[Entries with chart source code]
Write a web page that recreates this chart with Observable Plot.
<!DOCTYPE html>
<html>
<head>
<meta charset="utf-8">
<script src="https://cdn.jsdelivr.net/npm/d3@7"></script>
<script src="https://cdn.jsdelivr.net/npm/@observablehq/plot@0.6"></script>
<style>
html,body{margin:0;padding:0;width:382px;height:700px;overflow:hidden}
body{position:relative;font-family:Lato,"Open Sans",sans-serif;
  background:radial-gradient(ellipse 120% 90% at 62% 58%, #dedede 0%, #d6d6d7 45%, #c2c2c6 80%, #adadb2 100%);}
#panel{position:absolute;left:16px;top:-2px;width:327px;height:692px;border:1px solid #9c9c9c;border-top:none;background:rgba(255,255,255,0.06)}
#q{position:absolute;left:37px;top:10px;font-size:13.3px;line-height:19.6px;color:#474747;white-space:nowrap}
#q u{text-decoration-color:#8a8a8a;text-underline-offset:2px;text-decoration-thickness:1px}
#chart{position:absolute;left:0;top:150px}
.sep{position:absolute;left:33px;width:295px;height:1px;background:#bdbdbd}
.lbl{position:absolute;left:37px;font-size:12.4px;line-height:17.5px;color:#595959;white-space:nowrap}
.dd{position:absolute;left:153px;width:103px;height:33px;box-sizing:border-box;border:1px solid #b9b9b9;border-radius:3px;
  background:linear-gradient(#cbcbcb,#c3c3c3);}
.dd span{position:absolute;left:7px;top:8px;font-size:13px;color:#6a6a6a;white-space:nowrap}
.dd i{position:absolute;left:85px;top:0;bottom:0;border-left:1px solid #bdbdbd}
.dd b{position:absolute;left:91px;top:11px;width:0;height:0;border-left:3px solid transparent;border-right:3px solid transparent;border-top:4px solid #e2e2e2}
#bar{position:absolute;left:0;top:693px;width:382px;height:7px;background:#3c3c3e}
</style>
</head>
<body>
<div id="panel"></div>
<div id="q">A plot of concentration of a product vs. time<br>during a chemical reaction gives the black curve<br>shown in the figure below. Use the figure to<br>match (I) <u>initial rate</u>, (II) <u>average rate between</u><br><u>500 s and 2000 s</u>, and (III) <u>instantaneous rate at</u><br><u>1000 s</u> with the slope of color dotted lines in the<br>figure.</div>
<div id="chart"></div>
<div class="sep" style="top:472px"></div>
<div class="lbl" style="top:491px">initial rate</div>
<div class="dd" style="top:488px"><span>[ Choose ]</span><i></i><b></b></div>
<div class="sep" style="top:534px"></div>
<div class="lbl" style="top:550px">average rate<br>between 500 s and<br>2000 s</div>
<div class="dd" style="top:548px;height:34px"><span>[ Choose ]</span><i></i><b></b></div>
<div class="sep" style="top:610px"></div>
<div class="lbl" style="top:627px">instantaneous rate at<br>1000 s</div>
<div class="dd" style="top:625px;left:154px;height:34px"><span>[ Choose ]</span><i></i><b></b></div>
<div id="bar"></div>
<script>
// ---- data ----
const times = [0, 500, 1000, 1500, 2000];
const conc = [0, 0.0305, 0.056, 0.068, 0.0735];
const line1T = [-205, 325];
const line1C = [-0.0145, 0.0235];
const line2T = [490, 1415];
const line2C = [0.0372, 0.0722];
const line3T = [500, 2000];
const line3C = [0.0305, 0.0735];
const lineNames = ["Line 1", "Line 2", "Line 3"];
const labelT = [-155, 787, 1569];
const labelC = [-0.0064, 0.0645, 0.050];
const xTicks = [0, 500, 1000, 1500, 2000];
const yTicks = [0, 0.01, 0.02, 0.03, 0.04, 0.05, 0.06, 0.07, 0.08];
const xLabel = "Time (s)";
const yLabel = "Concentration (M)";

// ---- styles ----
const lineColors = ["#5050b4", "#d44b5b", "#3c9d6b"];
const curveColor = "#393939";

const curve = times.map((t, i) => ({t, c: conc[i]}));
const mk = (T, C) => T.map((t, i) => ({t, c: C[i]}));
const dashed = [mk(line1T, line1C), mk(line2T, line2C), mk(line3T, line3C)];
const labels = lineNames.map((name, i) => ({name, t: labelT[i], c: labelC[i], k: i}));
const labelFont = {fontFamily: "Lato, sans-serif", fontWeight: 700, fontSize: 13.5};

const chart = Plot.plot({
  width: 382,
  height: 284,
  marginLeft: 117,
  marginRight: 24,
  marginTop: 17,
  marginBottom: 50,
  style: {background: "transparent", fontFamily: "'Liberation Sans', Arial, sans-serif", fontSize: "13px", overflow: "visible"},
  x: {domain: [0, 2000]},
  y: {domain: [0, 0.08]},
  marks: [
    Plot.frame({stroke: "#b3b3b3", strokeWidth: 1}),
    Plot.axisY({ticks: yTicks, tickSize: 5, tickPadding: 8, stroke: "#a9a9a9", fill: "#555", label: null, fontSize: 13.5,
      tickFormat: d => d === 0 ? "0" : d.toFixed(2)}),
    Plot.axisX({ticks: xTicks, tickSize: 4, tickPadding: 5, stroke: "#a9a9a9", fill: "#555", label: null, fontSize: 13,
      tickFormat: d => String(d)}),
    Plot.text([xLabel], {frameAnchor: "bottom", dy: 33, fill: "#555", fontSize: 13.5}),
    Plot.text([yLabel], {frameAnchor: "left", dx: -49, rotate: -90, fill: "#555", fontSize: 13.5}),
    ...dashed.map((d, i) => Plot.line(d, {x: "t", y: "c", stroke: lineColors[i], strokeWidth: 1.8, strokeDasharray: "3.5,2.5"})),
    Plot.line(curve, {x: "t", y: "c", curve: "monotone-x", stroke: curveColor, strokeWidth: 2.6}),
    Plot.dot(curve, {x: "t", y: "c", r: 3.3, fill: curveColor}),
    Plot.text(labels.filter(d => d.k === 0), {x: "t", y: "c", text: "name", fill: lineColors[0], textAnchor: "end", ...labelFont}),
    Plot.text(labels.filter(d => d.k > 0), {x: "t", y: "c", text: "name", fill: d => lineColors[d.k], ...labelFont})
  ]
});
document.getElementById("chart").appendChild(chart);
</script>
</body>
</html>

* * *

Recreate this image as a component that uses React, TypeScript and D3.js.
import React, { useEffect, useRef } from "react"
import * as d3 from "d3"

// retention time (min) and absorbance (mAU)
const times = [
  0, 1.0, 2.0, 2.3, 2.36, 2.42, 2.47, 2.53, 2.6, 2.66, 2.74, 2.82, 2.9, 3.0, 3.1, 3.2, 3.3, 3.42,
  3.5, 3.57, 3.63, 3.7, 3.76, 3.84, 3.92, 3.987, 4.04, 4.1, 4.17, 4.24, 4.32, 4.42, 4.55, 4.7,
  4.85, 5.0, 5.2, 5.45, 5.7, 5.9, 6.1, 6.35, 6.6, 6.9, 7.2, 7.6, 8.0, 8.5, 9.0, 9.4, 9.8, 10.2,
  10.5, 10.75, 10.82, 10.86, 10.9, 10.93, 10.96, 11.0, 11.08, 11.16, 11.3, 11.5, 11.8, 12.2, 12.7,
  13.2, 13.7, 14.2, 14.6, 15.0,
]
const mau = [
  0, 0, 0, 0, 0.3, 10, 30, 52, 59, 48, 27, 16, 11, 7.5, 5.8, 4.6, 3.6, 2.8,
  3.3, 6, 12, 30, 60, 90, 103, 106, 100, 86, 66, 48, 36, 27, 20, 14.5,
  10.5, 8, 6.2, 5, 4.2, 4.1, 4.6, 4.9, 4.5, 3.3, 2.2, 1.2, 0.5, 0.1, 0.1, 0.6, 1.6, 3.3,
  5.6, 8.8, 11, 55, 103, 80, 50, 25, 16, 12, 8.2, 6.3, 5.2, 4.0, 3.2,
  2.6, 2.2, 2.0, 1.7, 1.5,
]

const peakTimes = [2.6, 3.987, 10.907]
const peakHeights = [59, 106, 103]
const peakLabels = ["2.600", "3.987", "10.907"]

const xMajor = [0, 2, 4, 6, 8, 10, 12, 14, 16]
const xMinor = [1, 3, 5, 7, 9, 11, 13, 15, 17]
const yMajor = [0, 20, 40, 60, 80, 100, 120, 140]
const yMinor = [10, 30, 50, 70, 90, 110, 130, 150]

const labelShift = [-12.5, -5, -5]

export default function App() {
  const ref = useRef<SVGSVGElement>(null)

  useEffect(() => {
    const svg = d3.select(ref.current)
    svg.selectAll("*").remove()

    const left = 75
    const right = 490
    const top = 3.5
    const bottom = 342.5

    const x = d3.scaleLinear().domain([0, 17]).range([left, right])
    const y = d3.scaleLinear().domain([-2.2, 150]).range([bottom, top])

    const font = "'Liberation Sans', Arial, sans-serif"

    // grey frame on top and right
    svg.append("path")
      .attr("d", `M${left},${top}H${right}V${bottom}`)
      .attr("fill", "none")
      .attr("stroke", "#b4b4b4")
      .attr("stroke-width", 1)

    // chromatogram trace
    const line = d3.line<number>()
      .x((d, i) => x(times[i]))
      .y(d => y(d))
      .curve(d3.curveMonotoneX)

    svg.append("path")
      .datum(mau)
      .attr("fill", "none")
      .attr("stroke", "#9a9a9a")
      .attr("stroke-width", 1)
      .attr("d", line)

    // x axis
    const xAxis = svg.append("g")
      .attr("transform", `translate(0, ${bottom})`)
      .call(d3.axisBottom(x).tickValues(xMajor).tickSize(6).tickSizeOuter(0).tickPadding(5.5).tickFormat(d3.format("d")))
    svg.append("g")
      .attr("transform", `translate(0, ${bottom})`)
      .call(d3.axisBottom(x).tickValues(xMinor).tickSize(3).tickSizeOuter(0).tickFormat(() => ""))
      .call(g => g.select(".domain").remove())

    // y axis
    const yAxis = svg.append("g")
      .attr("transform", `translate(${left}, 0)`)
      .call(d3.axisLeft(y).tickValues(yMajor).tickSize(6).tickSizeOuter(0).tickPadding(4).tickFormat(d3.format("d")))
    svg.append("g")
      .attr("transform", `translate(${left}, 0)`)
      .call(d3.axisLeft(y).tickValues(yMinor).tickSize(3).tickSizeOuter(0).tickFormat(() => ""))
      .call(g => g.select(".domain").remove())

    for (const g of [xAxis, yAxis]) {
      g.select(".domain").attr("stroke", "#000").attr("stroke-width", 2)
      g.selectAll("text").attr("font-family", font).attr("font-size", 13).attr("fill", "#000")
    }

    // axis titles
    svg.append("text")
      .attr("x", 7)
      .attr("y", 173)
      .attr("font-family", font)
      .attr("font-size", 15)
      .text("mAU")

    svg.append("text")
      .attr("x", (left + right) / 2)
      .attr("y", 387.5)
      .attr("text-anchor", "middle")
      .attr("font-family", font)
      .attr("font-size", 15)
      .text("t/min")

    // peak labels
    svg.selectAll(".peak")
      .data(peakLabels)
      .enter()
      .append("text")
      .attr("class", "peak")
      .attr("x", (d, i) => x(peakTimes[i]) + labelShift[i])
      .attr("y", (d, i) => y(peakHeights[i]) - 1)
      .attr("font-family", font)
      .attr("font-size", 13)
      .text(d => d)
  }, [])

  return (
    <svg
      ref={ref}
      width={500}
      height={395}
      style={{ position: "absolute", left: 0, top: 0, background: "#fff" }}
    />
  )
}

▸ **Objective**
What is wanted is an exact copy of the lines from the line containing "Recreate this image" to the line containing "import * as", both lines included, and of no other line.

▸ **Result**
Recreate this image as a component that uses React, TypeScript and D3.js.
import React, { useEffect, useRef } from "react"
import * as d3 from "d3"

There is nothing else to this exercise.